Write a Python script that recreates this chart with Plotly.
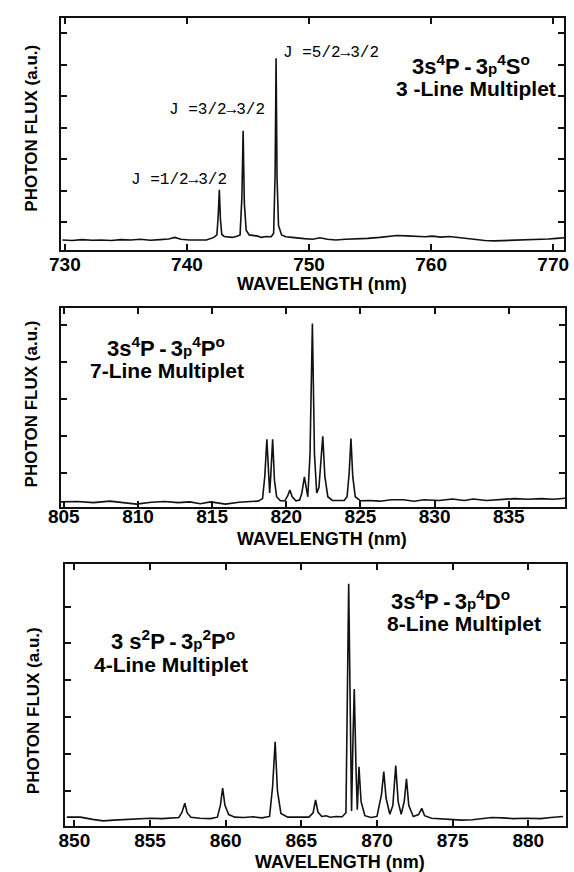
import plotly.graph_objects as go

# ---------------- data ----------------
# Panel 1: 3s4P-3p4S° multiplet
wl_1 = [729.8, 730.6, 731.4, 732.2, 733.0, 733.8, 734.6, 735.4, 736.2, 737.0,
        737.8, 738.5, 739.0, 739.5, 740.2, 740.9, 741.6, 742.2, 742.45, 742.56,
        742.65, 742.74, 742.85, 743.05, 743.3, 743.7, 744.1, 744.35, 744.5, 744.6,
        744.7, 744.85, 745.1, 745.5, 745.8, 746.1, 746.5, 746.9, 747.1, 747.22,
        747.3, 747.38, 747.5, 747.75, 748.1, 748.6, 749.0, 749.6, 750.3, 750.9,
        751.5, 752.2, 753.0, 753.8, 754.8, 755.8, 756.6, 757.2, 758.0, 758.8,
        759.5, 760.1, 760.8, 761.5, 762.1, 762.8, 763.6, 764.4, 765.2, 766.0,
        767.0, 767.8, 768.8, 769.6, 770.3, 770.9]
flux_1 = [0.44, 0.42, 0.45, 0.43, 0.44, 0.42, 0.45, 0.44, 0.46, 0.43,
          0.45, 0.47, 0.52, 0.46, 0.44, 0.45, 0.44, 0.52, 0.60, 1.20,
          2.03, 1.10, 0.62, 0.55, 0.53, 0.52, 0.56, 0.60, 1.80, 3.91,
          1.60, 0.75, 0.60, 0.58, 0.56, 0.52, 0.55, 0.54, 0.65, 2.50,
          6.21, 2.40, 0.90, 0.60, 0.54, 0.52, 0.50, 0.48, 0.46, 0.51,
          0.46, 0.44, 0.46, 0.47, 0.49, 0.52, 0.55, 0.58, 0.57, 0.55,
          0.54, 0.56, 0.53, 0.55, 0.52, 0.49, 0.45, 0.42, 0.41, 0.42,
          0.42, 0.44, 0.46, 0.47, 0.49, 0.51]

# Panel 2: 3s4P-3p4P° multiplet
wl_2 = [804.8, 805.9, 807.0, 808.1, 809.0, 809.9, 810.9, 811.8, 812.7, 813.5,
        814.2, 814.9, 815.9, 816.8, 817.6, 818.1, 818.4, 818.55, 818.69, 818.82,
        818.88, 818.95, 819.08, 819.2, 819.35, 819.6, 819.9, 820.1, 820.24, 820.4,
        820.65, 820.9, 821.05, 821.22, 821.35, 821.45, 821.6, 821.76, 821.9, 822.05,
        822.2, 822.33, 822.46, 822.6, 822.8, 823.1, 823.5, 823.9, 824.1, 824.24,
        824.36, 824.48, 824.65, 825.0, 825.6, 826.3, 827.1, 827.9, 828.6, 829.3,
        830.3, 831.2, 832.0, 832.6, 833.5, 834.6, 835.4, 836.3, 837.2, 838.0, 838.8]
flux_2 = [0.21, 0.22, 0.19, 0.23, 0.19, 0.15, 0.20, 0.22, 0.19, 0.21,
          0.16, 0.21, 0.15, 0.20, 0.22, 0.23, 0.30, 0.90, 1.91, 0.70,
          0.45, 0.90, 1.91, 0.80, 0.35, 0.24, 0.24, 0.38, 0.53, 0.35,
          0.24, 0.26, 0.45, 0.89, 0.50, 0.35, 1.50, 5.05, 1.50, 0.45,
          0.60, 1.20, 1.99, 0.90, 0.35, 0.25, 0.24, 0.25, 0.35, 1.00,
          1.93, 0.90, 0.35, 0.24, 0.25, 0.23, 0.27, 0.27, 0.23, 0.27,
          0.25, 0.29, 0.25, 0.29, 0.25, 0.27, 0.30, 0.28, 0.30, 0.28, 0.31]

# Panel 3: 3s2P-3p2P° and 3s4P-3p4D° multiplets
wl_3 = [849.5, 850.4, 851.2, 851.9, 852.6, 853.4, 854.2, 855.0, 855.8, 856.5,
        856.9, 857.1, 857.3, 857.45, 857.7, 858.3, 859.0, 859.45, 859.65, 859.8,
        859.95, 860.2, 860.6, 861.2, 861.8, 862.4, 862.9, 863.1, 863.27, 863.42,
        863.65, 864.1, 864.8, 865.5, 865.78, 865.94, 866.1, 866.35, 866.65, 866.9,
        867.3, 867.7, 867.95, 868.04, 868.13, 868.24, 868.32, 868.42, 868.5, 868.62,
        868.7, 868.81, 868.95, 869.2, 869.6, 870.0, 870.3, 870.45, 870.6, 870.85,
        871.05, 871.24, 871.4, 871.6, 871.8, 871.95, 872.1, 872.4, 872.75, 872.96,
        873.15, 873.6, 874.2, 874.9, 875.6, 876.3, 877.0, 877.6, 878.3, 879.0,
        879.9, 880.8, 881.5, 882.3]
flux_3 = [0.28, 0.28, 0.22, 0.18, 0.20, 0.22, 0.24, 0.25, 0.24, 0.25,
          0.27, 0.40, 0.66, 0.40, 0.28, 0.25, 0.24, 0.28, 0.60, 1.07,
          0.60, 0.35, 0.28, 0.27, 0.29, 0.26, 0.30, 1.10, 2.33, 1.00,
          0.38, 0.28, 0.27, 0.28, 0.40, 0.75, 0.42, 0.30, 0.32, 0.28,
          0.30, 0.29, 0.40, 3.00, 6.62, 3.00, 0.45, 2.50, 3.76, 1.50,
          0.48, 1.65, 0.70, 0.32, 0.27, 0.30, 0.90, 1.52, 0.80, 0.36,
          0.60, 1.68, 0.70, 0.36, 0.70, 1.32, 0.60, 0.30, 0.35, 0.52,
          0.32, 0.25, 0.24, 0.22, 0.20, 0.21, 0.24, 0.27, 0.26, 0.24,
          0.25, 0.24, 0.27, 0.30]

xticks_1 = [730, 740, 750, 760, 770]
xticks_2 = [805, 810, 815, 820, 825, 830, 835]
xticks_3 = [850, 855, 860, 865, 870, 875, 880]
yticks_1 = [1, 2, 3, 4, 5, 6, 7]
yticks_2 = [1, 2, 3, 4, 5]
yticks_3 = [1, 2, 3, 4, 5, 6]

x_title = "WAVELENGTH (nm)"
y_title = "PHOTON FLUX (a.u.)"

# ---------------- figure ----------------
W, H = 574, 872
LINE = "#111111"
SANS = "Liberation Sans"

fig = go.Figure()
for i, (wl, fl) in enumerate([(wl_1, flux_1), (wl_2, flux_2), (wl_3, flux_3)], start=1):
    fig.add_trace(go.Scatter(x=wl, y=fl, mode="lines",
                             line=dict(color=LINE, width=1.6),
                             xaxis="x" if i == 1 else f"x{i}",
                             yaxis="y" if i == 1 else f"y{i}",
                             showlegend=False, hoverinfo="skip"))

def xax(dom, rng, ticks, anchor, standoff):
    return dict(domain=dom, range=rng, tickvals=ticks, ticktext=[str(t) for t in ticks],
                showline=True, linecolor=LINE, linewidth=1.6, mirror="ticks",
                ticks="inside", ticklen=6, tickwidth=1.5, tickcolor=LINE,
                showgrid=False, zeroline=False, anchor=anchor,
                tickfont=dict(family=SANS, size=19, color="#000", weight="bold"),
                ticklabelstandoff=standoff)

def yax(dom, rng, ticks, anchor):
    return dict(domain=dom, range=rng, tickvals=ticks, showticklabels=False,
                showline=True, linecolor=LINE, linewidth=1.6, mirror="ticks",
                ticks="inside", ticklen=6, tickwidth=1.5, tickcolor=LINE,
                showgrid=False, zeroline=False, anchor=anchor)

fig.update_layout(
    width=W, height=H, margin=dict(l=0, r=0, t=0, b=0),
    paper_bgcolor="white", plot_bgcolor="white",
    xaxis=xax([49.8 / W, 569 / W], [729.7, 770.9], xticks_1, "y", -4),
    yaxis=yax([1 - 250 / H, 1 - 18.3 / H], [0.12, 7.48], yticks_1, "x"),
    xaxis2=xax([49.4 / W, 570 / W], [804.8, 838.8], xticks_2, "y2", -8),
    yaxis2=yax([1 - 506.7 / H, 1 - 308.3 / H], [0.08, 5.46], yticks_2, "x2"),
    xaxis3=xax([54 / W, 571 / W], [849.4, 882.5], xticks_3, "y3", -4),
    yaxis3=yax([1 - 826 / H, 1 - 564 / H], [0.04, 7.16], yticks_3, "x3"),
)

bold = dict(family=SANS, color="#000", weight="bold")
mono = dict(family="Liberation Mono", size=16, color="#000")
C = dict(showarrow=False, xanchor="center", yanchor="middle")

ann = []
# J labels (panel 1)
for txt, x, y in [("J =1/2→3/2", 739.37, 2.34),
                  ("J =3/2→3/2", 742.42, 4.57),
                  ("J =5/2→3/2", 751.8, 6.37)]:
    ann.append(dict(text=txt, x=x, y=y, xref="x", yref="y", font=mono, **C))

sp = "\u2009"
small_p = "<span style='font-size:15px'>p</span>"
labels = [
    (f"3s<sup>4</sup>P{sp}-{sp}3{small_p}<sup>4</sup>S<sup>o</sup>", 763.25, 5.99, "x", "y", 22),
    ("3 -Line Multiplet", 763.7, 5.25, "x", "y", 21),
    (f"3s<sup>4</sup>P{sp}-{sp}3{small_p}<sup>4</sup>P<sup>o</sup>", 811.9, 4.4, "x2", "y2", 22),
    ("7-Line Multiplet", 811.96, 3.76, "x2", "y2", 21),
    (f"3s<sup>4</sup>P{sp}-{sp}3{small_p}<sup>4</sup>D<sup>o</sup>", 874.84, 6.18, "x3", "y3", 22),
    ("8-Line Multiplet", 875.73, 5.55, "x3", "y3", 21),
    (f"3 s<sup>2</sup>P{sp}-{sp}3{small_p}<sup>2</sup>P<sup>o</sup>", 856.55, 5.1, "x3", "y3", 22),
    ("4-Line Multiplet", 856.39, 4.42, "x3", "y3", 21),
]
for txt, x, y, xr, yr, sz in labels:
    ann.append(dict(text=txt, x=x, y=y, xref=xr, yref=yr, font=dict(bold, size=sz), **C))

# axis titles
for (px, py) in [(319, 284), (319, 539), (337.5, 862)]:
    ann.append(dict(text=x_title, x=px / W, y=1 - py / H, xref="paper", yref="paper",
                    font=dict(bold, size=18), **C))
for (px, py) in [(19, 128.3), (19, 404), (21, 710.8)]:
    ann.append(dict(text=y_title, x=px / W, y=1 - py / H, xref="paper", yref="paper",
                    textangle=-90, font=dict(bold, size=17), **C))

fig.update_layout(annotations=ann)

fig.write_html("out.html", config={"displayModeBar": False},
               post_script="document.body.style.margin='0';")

▶ Directions for this task:
Up to and including the line with "import plotly.graph_objects as go", copy the data above from its first line. Skip pictures.

▶ Correct response:
Write a Python script that recreates this chart with Plotly.
import plotly.graph_objects as go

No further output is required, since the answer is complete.